I have had a few cases where one party alleges that the other has committed perjury on the court papers. What can the party do in such a case?

In one case, my client launched a Rule 43 application against her husband for interim maintenance and a contribution to her legal fees. Her husband then got his attorney to file an opposing affidavit.

In a previous letter we had asked her husband for details on the value of his estate. He indicated his estate to be valued at R2 million. However, in our affidavit we averred that his estate was valued R2 million, and then in his opposing affidavit he denied that.

The above case was clearly one of perjury. An affidavit is a document signed under oath, and he had lied in that document, contradicting what he had admitted in a previous letter.

I requested from his attorney a detailed explanation via a letter as to why what was admitted in a letter was later denied, within ten days of receipt of the letter, failing which my instructions were to proceed to lay charges of perjury against their client.

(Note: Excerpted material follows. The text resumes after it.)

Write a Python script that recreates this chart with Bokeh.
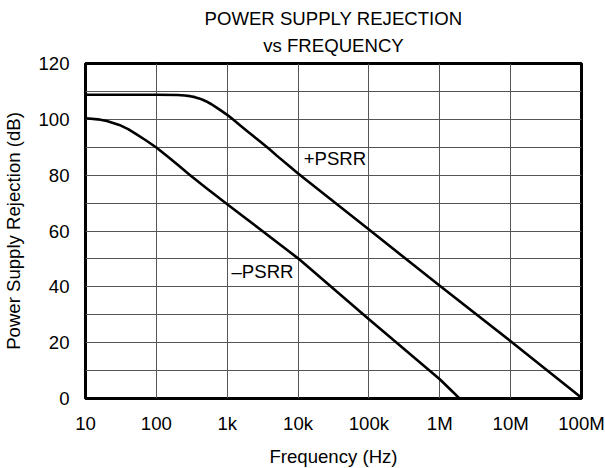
from bokeh.plotting import figure
from bokeh.models import FixedTicker, Title, Range1d, ColumnDataSource
from bokeh.embed import file_html
from bokeh.resources import INLINE
from bokeh.core.properties import value

# ---- data ----
freq_plus = [10, 100, 200, 250, 300, 350, 400, 450, 500, 600, 700, 800, 1000,
             1200, 1500, 2000, 2500, 3000, 4000, 5000, 7000, 10000,
             1e5, 1e6, 1e7, 1e8]
psrr_plus = [108.8, 108.8, 108.7, 108.55, 108.3, 107.95, 107.5, 107.0, 106.5,
             105.4, 104.3, 103.3, 101.6, 100.0, 98.0, 95.4, 93.4, 91.8, 89.2,
             87.0, 83.9, 80.6, 60.5, 40.4, 20.5, 0.3]

freq_minus = [10, 15, 20, 30, 40, 50, 70, 100, 150, 200, 300, 500, 700, 1000,
              10000, 1e5, 1e6, 1.9e6]
psrr_minus = [100.4, 100.0, 99.4, 98.0, 96.5, 95.0, 92.6, 89.9, 86.3, 83.7,
              80.0, 75.5, 72.6, 69.6, 50.2, 28.4, 6.9, 0.0]

x_ticks = [10, 100, 1e3, 1e4, 1e5, 1e6, 1e7, 1e8]
x_tick_labels = ["10", "100", "1k", "10k", "100k", "1M", "10M", "100M"]
y_ticks = [0, 20, 40, 60, 80, 100, 120]
y_minor = [10, 30, 50, 70, 90, 110]

title_lines = ["POWER SUPPLY REJECTION", "vs FREQUENCY"]
x_title = "Frequency (Hz)"
y_title = "Power Supply Rejection (dB)"

curve_labels = ["+PSRR", "\u2013PSRR"]
label_freq = [12000, 1150]
label_db = [85.8, 45.4]

FONT = "Liberation Sans"
FS = "18.6px"
GRID = "#555555"

p = figure(frame_width=496, frame_height=335, x_axis_type="log",
           x_range=Range1d(10, 1e8), y_range=Range1d(0, 120),
           output_backend="svg", toolbar_location=None,
           min_border_left=84, min_border_right=25,
           min_border_top=63, min_border_bottom=70)

p.background_fill_color = "white"
p.border_fill_color = "white"
p.outline_line_color = "black"
p.outline_line_width = 3

# titles: second line added first so it sits nearest the frame
p.add_layout(Title(text=title_lines[1], align="center", vertical_align="top",
                   offset=-3, text_font=FONT, text_font_size=FS,
                   text_font_style="normal", text_color="black",
                   standoff=9.5), "above")
p.add_layout(Title(text=title_lines[0], align="center", vertical_align="top",
                   offset=-3, text_font=FONT, text_font_size=FS,
                   text_font_style="normal", text_color="black",
                   standoff=0), "above")

# x axis
p.xaxis.ticker = FixedTicker(ticks=x_ticks, minor_ticks=[])
p.xaxis.major_label_overrides = {float(t): l for t, l in zip(x_ticks, x_tick_labels)}
p.xaxis.axis_label = x_title
p.xaxis.major_label_standoff = 14
p.xaxis.axis_label_standoff = 9

# y axis
p.yaxis.ticker = FixedTicker(ticks=y_ticks, minor_ticks=y_minor)
p.yaxis.axis_label = y_title
p.yaxis.major_label_standoff = 16
p.yaxis.axis_label_standoff = 11

for ax in (p.xaxis[0], p.yaxis[0]):
    ax.axis_line_color = None
    ax.major_tick_line_color = None
    ax.minor_tick_line_color = None
    ax.major_tick_out = 0
    ax.major_tick_in = 0
    ax.minor_tick_out = 0
    ax.minor_tick_in = 0
    ax.major_label_text_font = FONT
    ax.major_label_text_font_size = FS
    ax.major_label_text_color = "black"
    ax.axis_label_text_font = FONT
    ax.axis_label_text_font_size = FS
    ax.axis_label_text_font_style = "normal"
    ax.axis_label_text_color = "black"

# grid
p.xgrid.grid_line_color = GRID
p.xgrid.grid_line_width = 1
p.ygrid.grid_line_color = GRID
p.ygrid.grid_line_width = 1
p.ygrid.minor_grid_line_color = GRID
p.ygrid.minor_grid_line_width = 1

# curves
p.line(freq_plus, psrr_plus, line_color="black", line_width=2.6)
p.line(freq_minus, psrr_minus, line_color="black", line_width=2.6)

# curve labels
src = ColumnDataSource(dict(x=label_freq, y=label_db, t=curve_labels))
p.text(x="x", y="y", text="t", source=src, text_font=value(FONT),
       text_font_size=FS, text_color="black", text_align="left",
       text_baseline="middle")

open("out.html", "w").write(file_html(p, INLINE))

The letter was furthermore not protected by privilege and my instructions were to file a supplementary affidavit in this regard at court.

In another matter of mine I had been similarly consulted by a client, a man this time. It was also relating to perjury in a Rule 43 application.

My client in the above case had been served with a Rule 43 application. His wife had not given a true reflection of what her monthly expenses were.

The wife averred in her affidavit, for example, that one of her monthly expenses was her child's school fees. This was not in fact the case. My client had always paid the school fees.

The wife in the above case also claimed that a BMW motor vehicle had been given to her as a gift by my client. This was totally devoid of any truth. The BMW was registered in my client's name, and he had merely given his wife the use of the vehicle. She only paid for petrol, and he paid for maintenance and insurance.

I advised my client that we should open a case of perjury against his wife. We did so and were successful.

Perjury is a very serious crime. It is a criminal offence to lie in court papers. I always advise my clients to give a truthful explanation of events, assets and expenses. If we don't do that there is always a chance of being taken to court for perjury.